Wednesday, January 5th, 2011 -- by Bacchus

There’s a very strange article about sex and porn in The Atlantic, which I cannot decide quite how to respond to. On the one hand it strikes me as wrongheaded and sad, especially in author Natasha Vargas-Cooper’s apparent opinion that male sexuality is essentially brutal and violent and, in her word, “extreme”. On the other hand, she has a clearer-than-usual view that men and women are different, and that the modern batch of anti-porn crusaders seem to want a “pygmy race of sexually neutered males” that is not achievable and wouldn’t be “all that enticing” even if it were. It would be easy to pull paragraphs and sentences out of this article and mock them, but on balance, I think I shan’t. Instead, it’s thoughtful enough — and such an intricate piece of interlocking arguments, each needing to be considered with the buttresses of its supporting paragraphs — that I shall simply point you there, with fair warning that it may piss you off if you don’t already have a somewhat negative view of male sexuality.

However, there was an amusing personal anecdote from the article that stands easily on its own while also, I think, serving quite handily to illustrate why I think Vargas-Cooper has somewhat bizarre ideas about male sexuality:

At the heart of human sexuality, at least human sexuality involving men, lies what Freud identified in Totem and Taboo as “emotional ambivalence”–the simultaneous love and hate of the object of one’s sexual affection. From that ambivalence springs the aggressive, hostile, and humiliating components of male sexual arousal.

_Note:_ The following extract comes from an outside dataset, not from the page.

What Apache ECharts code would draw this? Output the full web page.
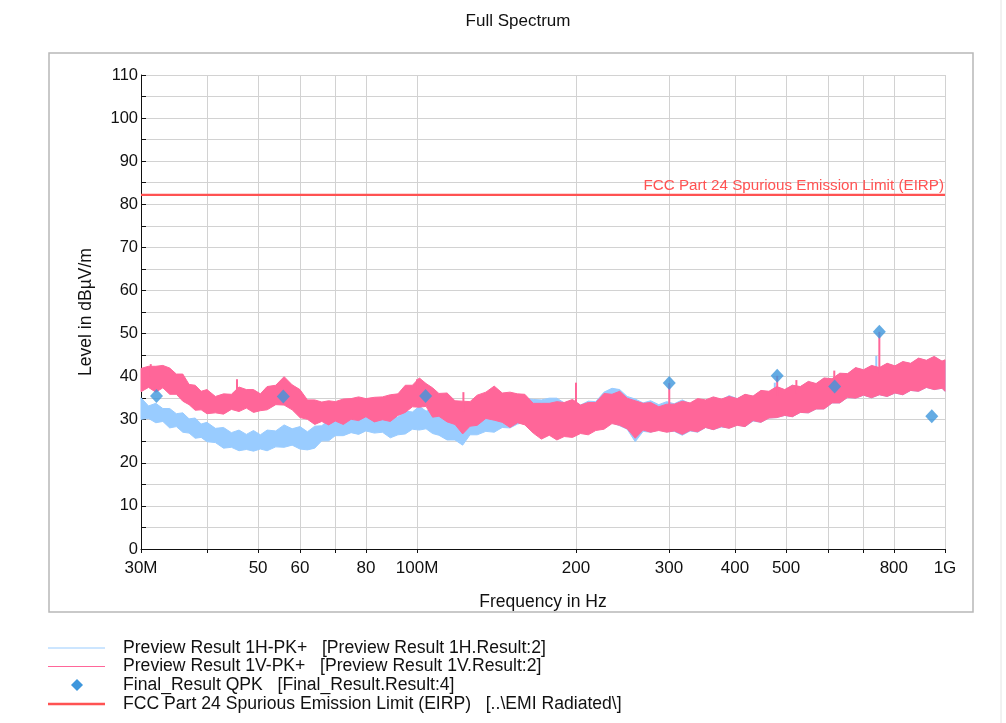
<!DOCTYPE html>
<html>
<head>
<meta charset="utf-8">
<script src="https://cdn.jsdelivr.net/npm/echarts@6/dist/echarts.min.js"></script>
<style>
html,body{margin:0;padding:0;background:#fff;}
#chart{width:1006px;height:723px;}
</style>
</head>
<body>
<div id="chart"></div>
<script>
// ---------- data (frequencies in MHz, levels in dBµV/m) ----------
const FREQ_MHZ = [30,31,32,33,34,35,36,37,38,39,40,41.5,43,44.5,46,47.5,49,50.5,52,54,56,58,60,62,64,66,68,70,72.5,75,77.5,80,83,86,89,92,95,98,101,104,107,110,114,118,122,126,130,135,140,145,150,155,160,166,172,178,184,190,197,204,211,218,226,234,242,250,259,268,277,287,297,307,318,329,340,352,364,377,390,404,418,433,448,464,480,497,514,532,551,570,590,611,632,654,677,701,726,751,777,804,832,861,891,922,954,987,1000];

// Preview Result 1V-PK+ (pink band: upper / lower envelope)
const V_TOP = [41.9,42.4,42.4,42.6,42.0,40.6,40.6,38.2,38.0,36.6,37.0,35.4,36.0,35.9,37.6,37.0,37.0,36.0,37.7,38.0,40.0,38.1,37.0,34.6,34.6,34.1,34.4,34.2,34.8,34.9,35.3,34.9,35.2,35.3,35.8,36.0,38.0,38.0,39.7,38.4,37.4,36.1,36.2,34.4,34.3,34.2,35.7,36.4,37.8,36.2,36.4,36.0,35.9,33.8,33.8,33.8,34.2,34.0,34.7,33.4,34.0,34.0,36.1,35.9,36.6,35.0,34.4,33.8,34.0,33.0,33.6,33.6,34.3,33.9,34.9,34.6,35.3,34.8,35.4,34.9,35.9,35.5,36.8,36.6,37.7,37.0,38.0,37.7,38.9,38.4,39.7,39.5,40.8,40.7,42.1,41.6,42.6,42.1,43.1,42.5,43.5,43.1,44.3,43.8,44.7,43.6,43.9];
const V_BOT = [36.5,37.5,36.4,37.4,35.9,35.9,34.3,33.5,32.2,32.3,31.4,31.6,31.3,32.4,31.9,32.7,31.7,32.1,32.3,33.5,33.4,32.3,30.5,30.1,28.9,29.6,28.8,29.7,28.9,30.1,29.8,30.7,29.5,30.0,29.6,31.0,31.7,33.0,32.9,33.1,30.6,30.8,29.5,28.9,26.7,28.5,28.7,30.3,29.9,29.4,28.2,29.3,28.8,26.9,25.5,26.4,25.3,26.1,25.9,26.8,26.5,27.5,27.8,29.1,28.7,27.9,25.7,27.6,27.1,27.5,27.1,27.4,26.6,27.5,27.2,28.2,27.7,28.4,28.0,28.7,28.4,29.8,29.4,30.4,30.5,31.0,30.7,31.7,31.6,32.5,32.5,33.9,33.9,35.2,35.0,35.7,35.1,35.8,35.4,36.2,35.8,36.8,36.6,37.5,37.0,37.3,36.6];

// Preview Result 1H-PK+ (light blue band: upper / lower envelope)
const H_TOP = [35.1,33.2,33.8,32.6,32.6,31.4,31.6,30.2,30.4,29.0,29.4,28.0,28.2,27.0,27.6,26.6,27.5,26.5,27.6,27.4,28.8,27.9,28.4,27.2,28.5,28.6,30.0,29.8,31.3,30.8,31.8,31.3,31.8,30.7,31.2,30.6,32.0,31.8,33.1,32.0,32.4,30.9,31.0,29.4,29.8,30.4,31.8,31.4,32.5,31.9,33.0,32.6,35.0,34.7,34.6,35.0,35.0,33.9,34.5,33.4,34.3,34.2,36.4,37.3,37.0,35.4,34.8,33.9,34.4,33.5,34.2,33.7,34.6,33.7,34.7,34.4,35.2,34.6,35.6,34.9,35.8,35.4,36.7,36.4,37.6,36.9,38.0,37.6,38.8,38.3,39.6,39.4,40.7,40.6,42.0,41.5,42.5,42.0,43.0,42.4,43.4,43.0,44.2,43.7,44.6,43.5,43.6];
const H_BOT = [30.1,30.3,29.3,29.6,28.1,28.4,27.1,26.9,25.7,25.9,24.9,24.7,23.4,23.6,22.8,23.1,22.7,23.2,22.8,23.7,23.6,24.1,23.2,23.0,23.4,25.1,25.1,26.3,26.3,27.0,26.6,27.4,26.9,27.1,25.8,26.5,26.7,27.8,27.6,27.9,26.8,26.4,25.3,25.3,24.1,26.5,26.5,27.3,27.1,28.2,28.1,29.0,29.4,30.3,29.1,27.0,26.1,26.6,26.3,27.2,27.1,28.0,28.1,29.3,28.6,27.8,24.9,27.3,27.1,27.7,27.2,27.3,26.4,27.4,27.1,28.2,27.7,28.3,28.1,28.8,28.4,29.7,29.4,30.4,30.5,31.0,30.7,31.7,31.6,32.5,32.5,33.9,33.9,35.2,35.0,35.7,35.1,35.8,35.4,36.2,35.8,36.8,36.6,37.5,37.0,37.3,36.6];

// narrow spikes: [frequency MHz, from level, to level]
const V_SPIKES = [[31.3,40,42.9],[45.6,35,39.4],[100,37,39.4],[122.4,32,36.4],[200,32.5,38.6],[300.4,32,38.5],[481,35.5,40.2],[523,36,39.2],[617,38,41.4],[751,40.5,50.4]];
const H_SPIKES = [[476,35,38.6],[741,40,44.8]];

// Final_Result QPK
const QPK_FREQ  = [32.1,55.8,103.8,300.4,481,618,751,944];
const QPK_LEVEL = [35.5,35.4,35.5,38.5,40.2,37.7,50.4,30.8];

// Limit
const LIMIT_LEVEL = 82.2;
const LIMIT_NAME = 'FCC Part 24 Spurious Emission Limit (EIRP)';

// axes
const X_TICKS  = [30,40,50,60,70,80,100,200,300,400,500,600,700,800,1000];
const X_LABELS = [30,50,60,80,100,200,300,400,500,800,1000];
const X_LABEL_TEXT = {30:'30M',100:'100M',1000:'1G'};
const Y_MIN = 0, Y_MAX = 110, Y_STEP = 10;

const LEGEND_TEXT = [
  'Preview Result 1H-PK+   [Preview Result 1H.Result:2]',
  'Preview Result 1V-PK+   [Preview Result 1V.Result:2]',
  'Final_Result QPK   [Final_Result.Result:4]',
  'FCC Part 24 Spurious Emission Limit (EIRP)   [..\\EMI Radiated\\]'
];

// ---------- styles ----------
const FONT = '"Liberation Sans", Arial, sans-serif';
const C_H = '#99ccff', C_V = '#ff6699', C_QPK = '#3d96dc', C_LIM = '#ff5252', C_GRID = '#d2d2d2';

function bandSeries(name, top, bot, color) {
  return {
    name: name, type: 'custom', z: 2,
    data: FREQ_MHZ.map((f, i) => [f, bot[i], top[i]]),
    encode: {x: 0, y: [1, 2]},
    renderItem: function (params, api) {
      if (params.dataIndex !== 0) return null;
      const pts = [];
      for (let i = 0; i < FREQ_MHZ.length; i++) pts.push(api.coord([FREQ_MHZ[i], top[i]]));
      for (let i = FREQ_MHZ.length - 1; i >= 0; i--) pts.push(api.coord([FREQ_MHZ[i], bot[i]]));
      return {type: 'polygon', shape: {points: pts}, style: {fill: color, stroke: color, lineWidth: 1}};
    },
    silent: true
  };
}
function spikeSeries(name, spikes, color, z) {
  return {
    name: name, type: 'custom', z: z,
    data: spikes,
    encode: {x: 0, y: [1, 2]},
    renderItem: function (params, api) {
      const a = api.coord([api.value(0), api.value(1)]);
      const b = api.coord([api.value(0), api.value(2)]);
      return {type: 'line', shape: {x1: a[0], y1: a[1], x2: b[0], y2: b[1]}, style: {stroke: color, lineWidth: 2}};
    },
    silent: true
  };
}

const chart = echarts.init(document.getElementById('chart'), null, {renderer: 'canvas'});

const legendGraphics = [];
const rowY = [648, 666.5, 685, 704];
LEGEND_TEXT.forEach((t, i) => {
  const y = rowY[i];
  if (i === 0 || i === 1) {
    legendGraphics.push({type: 'line', shape: {x1: 48, y1: y, x2: 105, y2: y}, style: {stroke: i === 0 ? C_H : C_V, lineWidth: 1}});
  } else if (i === 2) {
    legendGraphics.push({type: 'polygon', shape: {points: [[77, y - 6], [83, y], [77, y + 6], [71, y]]}, style: {fill: C_QPK}});
  } else {
    legendGraphics.push({type: 'line', shape: {x1: 48, y1: y, x2: 105, y2: y}, style: {stroke: C_LIM, lineWidth: 2.5}});
  }
  legendGraphics.push({type: 'text', x: 123, y: y, style: {text: t, font: '17.6px ' + FONT, fill: '#111', textVerticalAlign: 'middle'}});
});

const option = {
  backgroundColor: '#fff',
  animation: false,
  title: {
    text: 'Full Spectrum', left: 513, top: 8, textAlign: 'center',
    textStyle: {fontFamily: FONT, fontSize: 17, fontWeight: 'normal', color: '#111'}
  },
  grid: {left: 141, right: 61, top: 75, bottom: 174, containLabel: false},
  xAxis: {
    type: 'log', logBase: 10, min: 30, max: 1000,
    name: 'Frequency in Hz', nameLocation: 'middle', nameGap: 44,
    nameTextStyle: {fontFamily: FONT, fontSize: 17.5, color: '#111'},
    axisLine: {lineStyle: {color: '#111', width: 1}},
    axisTick: {show: true, customValues: X_TICKS, length: 4, lineStyle: {color: '#111'}},
    axisLabel: {
      customValues: X_LABELS, margin: 11, fontFamily: FONT, fontSize: 17, color: '#111',
      formatter: v => X_LABEL_TEXT[v] || String(v)
    },
    splitLine: {show: true, lineStyle: {color: C_GRID, width: 1}},
    minorTick: {show: false}, minorSplitLine: {show: false}
  },
  yAxis: {
    type: 'value', min: Y_MIN, max: Y_MAX, interval: Y_STEP,
    name: 'Level in dBµV/m', nameLocation: 'middle', nameGap: 46,
    nameTextStyle: {fontFamily: FONT, fontSize: 17.5, color: '#111'},
    axisLine: {show: true, lineStyle: {color: '#111', width: 1}},
    axisTick: {show: true, inside: true, length: 5, lineStyle: {color: '#111'}},
    minorTick: {show: true, splitNumber: 2, length: 5, lineStyle: {color: '#111'}},
    axisLabel: {margin: 3, fontFamily: FONT, fontSize: 16.5, color: '#111'},
    splitLine: {show: true, lineStyle: {color: C_GRID, width: 1}},
    minorSplitLine: {show: true, lineStyle: {color: C_GRID, width: 1}}
  },
  graphic: [
    {type: 'rect', shape: {x: 49, y: 53, width: 924, height: 559}, style: {fill: 'none', stroke: '#b8b8b8', lineWidth: 1.5}, z: -1},
    {type: 'line', shape: {x1: 1001, y1: 0, x2: 1001, y2: 723}, style: {stroke: '#e4e4e4', lineWidth: 1}, z: -1}
  ].concat(legendGraphics),
  series: [
    bandSeries('Preview Result 1H-PK+', H_TOP, H_BOT, C_H),
    spikeSeries('H spikes', H_SPIKES, C_H, 2),
    bandSeries('Preview Result 1V-PK+', V_TOP, V_BOT, C_V),
    spikeSeries('V spikes', V_SPIKES, C_V, 3),
    {
      name: LIMIT_NAME, type: 'line', z: 4,
      data: [[30, LIMIT_LEVEL], [1000, LIMIT_LEVEL]],
      symbol: 'none', lineStyle: {color: C_LIM, width: 2},
      markLine: {
        silent: true, symbol: 'none',
        data: [{yAxis: LIMIT_LEVEL}],
        lineStyle: {color: C_LIM, width: 2, type: 'solid'},
        label: {show: true, position: 'insideEndTop', distance: 1, formatter: LIMIT_NAME,
                color: C_LIM, fontFamily: FONT, fontSize: 15.2}
      }
    },
    {
      name: 'Final_Result QPK', type: 'scatter', z: 5,
      data: QPK_FREQ.map((f, i) => [f, QPK_LEVEL[i]]),
      symbol: 'diamond', symbolSize: [13, 14],
      itemStyle: {color: C_QPK}
    }
  ]
};
chart.setOption(option);
</script>
</body>
</html>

Never was this made plainer to me than during a one-night stand with a man I had actually known for quite a while. A polite, educated fellow with a beautiful Lower East Side apartment invited me to a perfunctory dinner right after his long-term girlfriend had left him. We quickly progressed to his bed, and things did not go well. He couldn’t stay aroused. Over the course of the tryst, I trotted out every parlor trick and sexual persona I knew. I was coquettish then submissive, vocal then silent, aggressive then downright commandeering; in a moment of exasperation, he asked if we could have anal sex. I asked why, seeing as how any straight man who has had experience with anal sex knows that it’s a big production and usually has a lot of false starts and abrupt stops. He answered, almost without thought, “Because that’s the only thing that will make you uncomfortable.” This was, perhaps, the greatest moment of sexual honesty I’ve ever experienced–and without hesitation, I complied. This encounter proves an unpleasant fact that does not fit the feminist script on sexuality: pleasure and displeasure wrap around each other like two snakes.

And as for our “honest” man, I think he’d have saved himself a deal of trouble and psychodrama by investing in a good pair of nipple clamps.